A tale of tails, ties and dependence for high-dimensional random matrices
Tid: Må 2025-12-15 kl 15.15
Plats: D3, Lindstedtsvägen 5
Medverkande: Johannes Heiny
Abstract: The dramatic increase and improvement of computing power and data collection devices have triggered the necessity to study and interpret the sometimes overwhelming amounts of data in an efficient and tractable way. Random matrix theory (RMT) has emerged as a powerful framework for analyzing high-dimensional data across a wide range of modern applications. As datasets grow in size and complexity, classical statistical assumptions often break down, while RMT provides asymptotic laws and spectral insights that remain stable in the high-dimensional regime. These tools enable robust estimation, anomaly detection, dimensionality reduction, and the characterization of noise versus signal in complex systems. By modeling data-dependent matrices—such as covariance, correlation, kernel, and adjacency matrices—RMT offers principled approaches for understanding their eigenvalue distributions and fluctuations. Consequently, RMT has become indispensable in fields including machine learning, finance, network science, wireless communications, and genomics, where large-scale structure and uncertainty must be navigated effectively.

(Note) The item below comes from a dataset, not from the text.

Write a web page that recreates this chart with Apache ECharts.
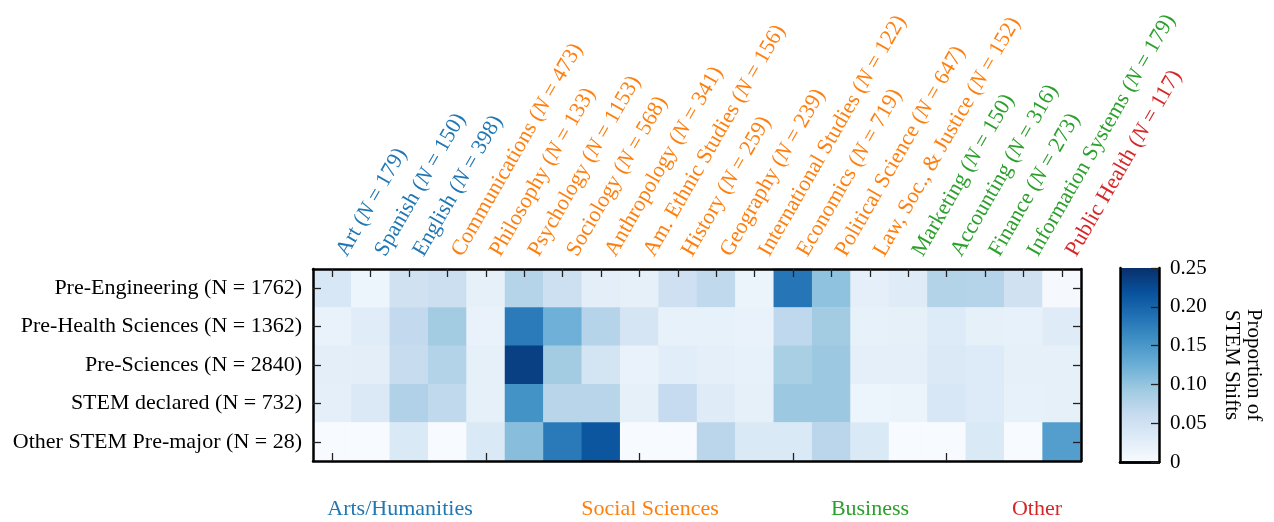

In this talk, I will provide an overview of the challenges of dependence estimation for high-dimensional data, highlighting distinct phenomena for light- and heavy-tailed marginal distributions. We will see that self-normalization can often stabilize the eigenvalue distribution of large matrices.
Moreover, we provide distribution-free results for multivariate empirical versions of Kendall's Tau and Spearman's Rho in a setting where the dimension grows at most proportionally to the sample size. Although rank-based measures are known to be well suited for discrete and heavy-tailed data, previous works in the field focused mostly on the continuous and light-tailed case. We close this gap by imposing mild assumptions and allowing for general types of distributions. Interestingly, our analysis reveals that a non-trivial adjustment of classical Kendall's Tau is needed to obtain a pivotal limiting distribution in the presence of tied data.